Ceux qui ne peuvent s'empêcher de dévorer des romans policiers à tire-larigot et à longueur de nuits insomniaques connaissent forcément cet auteur suédois; sa bibliographie est édifiante.
De deux choses l'une : ou bien les auteurs de polars sont des bourreaux de travail, passant toutes leurs journées quand ce ne sont pas leurs nuits, à noircir des pages immaculées d'intrigues tarabiscotées, de rebondissements haletants, de personnages singuliers et d'épilogues ahurissants. Ou alors, écrire un polar ne requiert pas cet investissement total et exclusif que tous ceux et celles qui ont tenté cette aventure ô combien prenante de mettre en mots leurs pensées, leurs délires, leurs fantasmes (?) connaissent si bien. A voir.
Un premier élément de réponse pourrait venir de ces chaussures sur mesure qu'un artiste italien (à ce niveau là on ne peut raisonnablement plus parler de bottier) fabrique pour les grands de ce monde, reclus au fin fond de la forêt Suédoise. Cependant le roman ne tourne pas autour de ce formidable artisan chaussier. Ces fameuses chaussures promises ne sont qu'un leurre; la trame est ailleurs.
Après avoir exercé le périlleux métier de chirurgien orthopédiste, un jeune retraité de 66 ans vit éloigné de toute vie sociale sur une ile d'un archipel de la Baltique. Son seul contact avec le monde se limite au passage du facteur : un dénommé
Jansson qui déboule tous les trois ou quatre jours à bord de son hydrocopter (rien qu‘un hélico pouvant se poser sur l'eau - ou la glace en l'occurence), ne souffrant que d'une maladie qui englobe toutes les autres : il est hypocondriaque. Mais voilà qu'un jour débarque une vieille dame poussant un déambulateur sur la mer gelée…
On se dit qu'on est parti une nouvelle fois pour une de ces chevauchées toutes scandinaves, faites de vieillards débordant de vitalité, de grandes étendues neigeuses, de situations farfelues, de circonstances burlesques, de conjonctures cocasses. Pas du tout. Pas une fois on ne se tordra de rire au fil des pages. Même pas entrainé dans un tourbillon dont seuls les auteurs nordiques ont le secret.
Au contraire, c'est une indolence qui va s'emparer du lecteur, tout comme notre vitalité s'érode à longueur de journées de neige, engourdie par le froid, terrassée par un ciel qui semble peser des tonnes, des brumes qui envahissent tout, y compris notre meilleure volonté. Cette langueur ne suppose nullement un ennui à la lecture. Bien au contraire.

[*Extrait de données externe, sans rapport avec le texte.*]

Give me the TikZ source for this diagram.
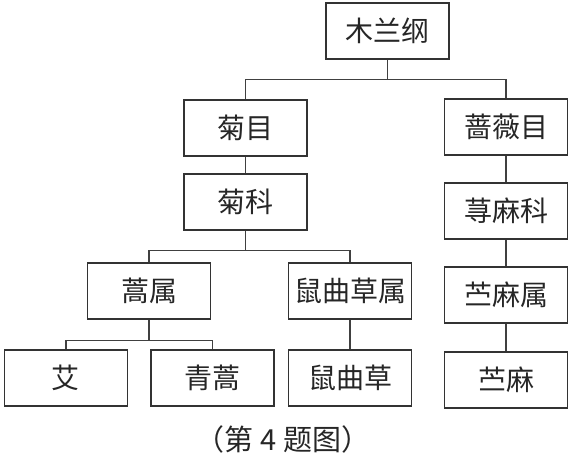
\documentclass[tikz,border=0pt]{standalone}
\usepackage{fontspec}
\newfontfamily\cjk{Noto Sans CJK SC}
\usepackage{tikz}
\usetikzlibrary{positioning}

\tikzset{
  taxon/.style={draw=black!80, line width=0.8pt, minimum width=61.5pt, minimum height=28pt,
    inner sep=0pt, font=\cjk\fontsize{14pt}{16pt}\selectfont, text=black!85},
  link/.style={draw=black!75, line width=0.6pt}
}

\begin{document}
\begin{tikzpicture}[x=0.5pt, y=-0.5pt]
\useasboundingbox (0,0) rectangle (579,466);
% class and orders
\node[taxon] (mulan) at (387.5,31) {木兰纲};
\node[taxon] (jumu) at (245.5,128) {菊目};
\node[taxon] (qiangweimu) at (506,127) {蔷薇目};
% families
\node[taxon] (juke) at (245.5,202) {菊科};
\node[taxon] (qianmake) at (506,211) {荨麻科};
% genera
\node[taxon] (haoshu) at (149,291) {蒿属};
\node[taxon] (shuqucaoshu) at (350,291) {鼠曲草属};
\node[taxon] (zhumashu) at (506,295) {苎麻属};
% species
\node[taxon] (ai) at (66,378) {艾};
\node[taxon] (qinghao) at (212.5,378) {青蒿};
\node[taxon] (shuqucao) at (350,378) {鼠曲草};
\node[taxon] (zhuma) at (506,380) {苎麻};
\node[font=\cjk\fontsize{14.5pt}{16pt}\selectfont, text=black!85] (caption) at (283,439) {（第\ 4\ 题图）};

% connectors
\draw[link] (mulan.south) -- ++(0,20) -| (jumu.north);
\draw[link] (mulan.south) -- ++(0,20) -| (qiangweimu.north);
\draw[link] (jumu) -- (juke);
\draw[link] (juke.south) -- ++(0,20) -| (haoshu.north);
\draw[link] (juke.south) -- ++(0,20) -| (shuqucaoshu.north);
\draw[link] (haoshu.south) -- ++(0,21) -| (ai.north);
\draw[link] (haoshu.south) -- ++(0,21) -| (qinghao.north);
\draw[link] (shuqucaoshu) -- (shuqucao);
\draw[link] (qiangweimu) -- (qianmake);
\draw[link] (qianmake) -- (zhumashu);
\draw[link] (zhumashu) -- (zhuma);
\end{tikzpicture}
\end{document}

Fredrik, l'ex-chirurgien, va rencontrer des femmes peu communes. Suivent alors de jolis portraits où l'on sent toute l'influence de cette société qui a déjà plus de cinquante ans d'expérience en ce qui concerne l'amélioration des rapports hommes/femmes, ce qui ne signifie aucunement qu'aucun problème ne subsiste dans cet équilibre instable qui se crée lorsqu'un homme et une femme doivent vivre ensemble.
Point d'orgue du récit, cet épisode de la mort et de l'enterrement d'une protagoniste (je ne dis pas qui!) est tout juste sublime.
Au final, on ressort de cette plongée dans le grand froid Suédois un peu désorienté avec un arrière goût d'inachevé dans la gorge. Même pas de la mélancolie, juste autre chose. D'indéfinissable. D'insaisissable. Quelque chose qui nous touche au plus profond de nous-mêmes sans pouvoir clairement l'identifier. C'est rageant. Ou bien tout simplement la marque d'un bon livre.